Many investors -- myself included -- have only been active investors at a time when Treasury bonds and notes have been practically non-factors. For example, since 2000, the two-year Treasury rate has rarely exceeded a 4% yield. But that changed as of the Treasury note auction on Sept. 30.

2 Year Treasury Rate Chart

2 Year Treasury Rate data by YCharts

This yield may leave many investors (especially those seeking income) wondering if Treasury notes and bonds are worth adding to their portfolios instead of high-yielding dividend stocks.

Treasuries are much more intriguing than they have been for some time, but there are a few things investors must be aware of, as they may not be the best choice in some situations.

Bond basics

First, you need to understand how bonds work. Bonds can be issued by many entities (a city government, a company, or the U.S. government), but investors almost always use U.S. bonds as a starting point to compare risks and returns. Treasury securities are issued to raise money, and the bondholder is paid an interest rate in return for the borrowed money. Essentially, Treasuries pay for the deficit in the U.S. budget.

Although sometimes used interchangeably, a bond and a note are slightly different. Notes mature in more than a year but not more than 10. Bonds mature more than 10 years from the issue date. Besides that, each pays the holder interest every six months until the maturity date, so the difference is purely notational.

Investors can purchase bonds or notes directly from the government, and many brokerages offer this option, so they are easily accessible to many investors. Bonds also can be bought and sold in secondary markets.

Now that the basics are out of the way, let's discuss why you might want to buy them.

Guaranteed income

Unless the U.S. government defaults on its loans (in which case we'd have much bigger problems than making investment decisions), you will always get paid interest from your bond. Additionally, if you hold a bond to maturity, you will get back the money you initially invested.

This guarantee is something that cannot be said about a high-dividend stock like AT&T (T 1.02%). Since 2010, AT&T has averaged about a 7% yield, but its stock price has fallen almost 25% in the past year. So even though you get to keep all of the dividends AT&T has paid, the underlying asset has declined in price. Additionally, AT&T's dividend payout was cut in half in early 2022 after multiple decades of growth.

So despite an alluringly high yield, AT&T ended up hurting investors. However, investors can lose money on Treasuries too.

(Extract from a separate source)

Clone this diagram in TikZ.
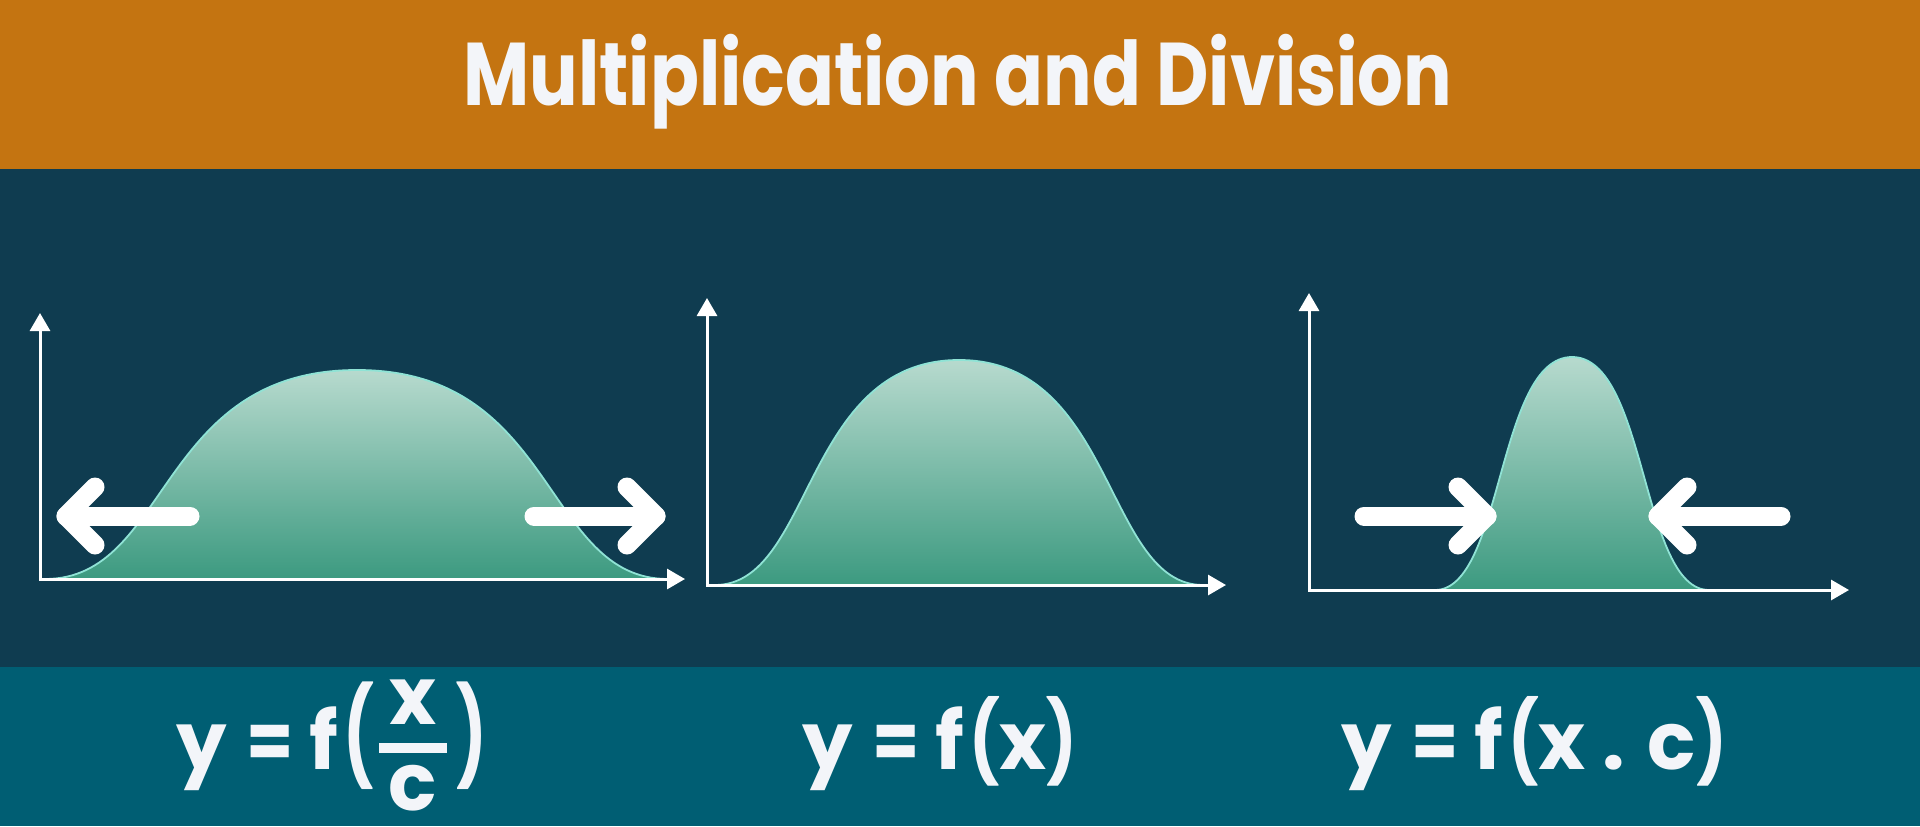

How is that possible? By selling them before their maturation date. Bonds and note prices fluctuate according to the current yield of new bonds. If the rate is higher on new bonds, then your lower-yielding bond is worth less. On the flip side, if the rate for new bonds is lower, your bond, which has a higher yield, is worth more.

This mechanism is precisely why U.S. Treasury bond indexes are down this year -- no one wants to buy old bonds and notes with rock-bottom yields.

With general market uncertainty, bonds and notes look attractive, as many investors love the idea of guaranteed income without worrying about the underlying asset prices (assuming they hold the Treasury to its maturity date). However, bonds and notes aren't for all investors.

Stocks are better long-term

As stated before, the primary reason for owning a Treasury bond or note is to capture yield without risk. However, one unaccounted-for risk is the lack of real returns. While the two-year note yields more than 4%, the current inflation rate is roughly twice as high. Time will tell if the inflation rate is peaking, but if it isn't, then you're losing money with bonds.

Another consideration is how much stocks outperform bonds over the long term.

Time Period Large-Cap Stock Returns U.S. Long-Term Bond Returns
October 1929 to Present (Great Depression) 9.59% 5.59%
October 1987 to Present (Black Monday) 10.34% 8.09%
March 2000 to Present (Dot Com Bubble) 7.48% 6.74%
September 2008 to Present (Great Recession) 10.32% 5.79%

Source: Forbes. Returns are average annual returns.

Historically, stocks consistently outperform bonds. Sacrificing upside for stability is something many people do, but if you're trying to maximize your portfolio returns, then bonds don't make as much sense.

If you're looking for yield with growth, many real estate investment trusts (REITs) offer both. Additionally, other businesses like Texas Instruments (3% yield) have paid great dividends, all while crushing the market, something AT&T can't say.

FXNAX Total Return Level Chart

FXNAX Total Return Level data by YCharts

Every investment situation is different, but I think there are much better investments than notes and bonds, despite their alluring yield. Long-term performance isn't on the side of Treasuries, and I think investors should understand that.

However, those nearing or in retirement could consider putting some of their portfolios in Treasuries, especially if the money is needed in the near future.